Last Night in Soho (Quick Take)

Hot on the heels of his buzzy hit Baby Driver, Edgar Wright returns with Last Night in Soho, a movie that serves as both a Sixties tribute as well as a cautionary tale for those who view the past through rose colored glasses.

Soho is the story of Eloise (Thomasin McKenzie), an English country mouse who loves the Sixties and dreams of becoming a well-known fashion designer.  After leaving Cornwall to study fashion in London, she abandons residence hall life for a quaint flat in Soho.  At night, she finds herself transported back to the Sixties, and her avatar for the period is a blond bombshell named Alexandria (Anya Taylor-Joy).
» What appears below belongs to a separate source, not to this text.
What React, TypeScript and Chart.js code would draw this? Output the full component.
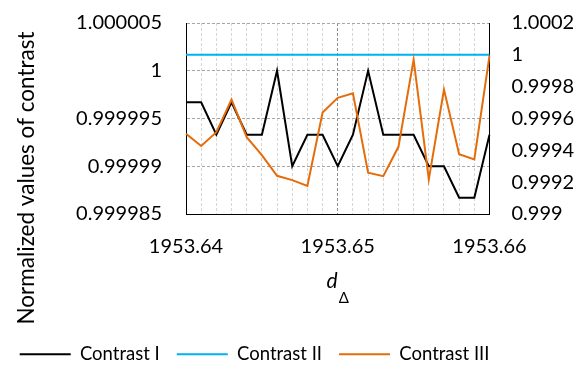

Eloise spends night after night living vicariously through Alexandria, who serves as both adult fantasy figure and inspiration for her designs.  One night, Eloise “sees” Alexandria brutally killed at the hands of her boyfriend/pimp Jack (Matt Smith).  Haunted by the images of her fallen idol, Eloise digs into Soho’s past to uncover Jack’s identity.  The further her investigation goes, the more Eloise’s grip on reality loosens, forcing her to question whether the horrific visions she sees are real or imagined.

While I enjoyed Wright’s hyper-stylized direction and the performances of McKenzie and Taylor-Joy, the movie abandons the playful devil-may-care tone of its first act for a much less satisfying horror/mystery combination.  Wright clearly wants to give modern audiences a more dangerous vision of London in the Sixties than Austin Powers, and he definitely succeeds.  As a director, Wright has a “more is wonderful” approach that I wish he had kept in check here, or at least stayed true to his original vision.  As it is, the movie frantically tries to wrap up everything by the end, with ghosts and visions and with a plot twist straight out of M. Night Shyamalan country.  The movie definitely goes off the rails, but like a flaming car, it’s entertaining to watch it go down and explode on impact.  Wright’s take on feminism also felt strangely curdled.

Appropriately named, Anya Taylor-Joy is a joy to watch as Alexandria, Wright’s vision of Sixties female sexuality writ large.  McKenzie plays Eloise with convincing doses of sensitivity and fragility.  As the senior members of the cast, Diana Rigg (in her last screen role) and Terence Stamp utilize their years of experience to bring depth and to their minor characters.  Ultimately, the stories of Eloise and Alexandria feel incomplete and stitched together.  Once the mystery of who killed Alexandria is set into motion, the movie proceeds at a frantic pace to tie everything up at the end, with a conclusion that was contrived and unconvincing.

Soho may be a hot mess of a movie, but it is entertaining in spite of its faults.  Mildly Recommended.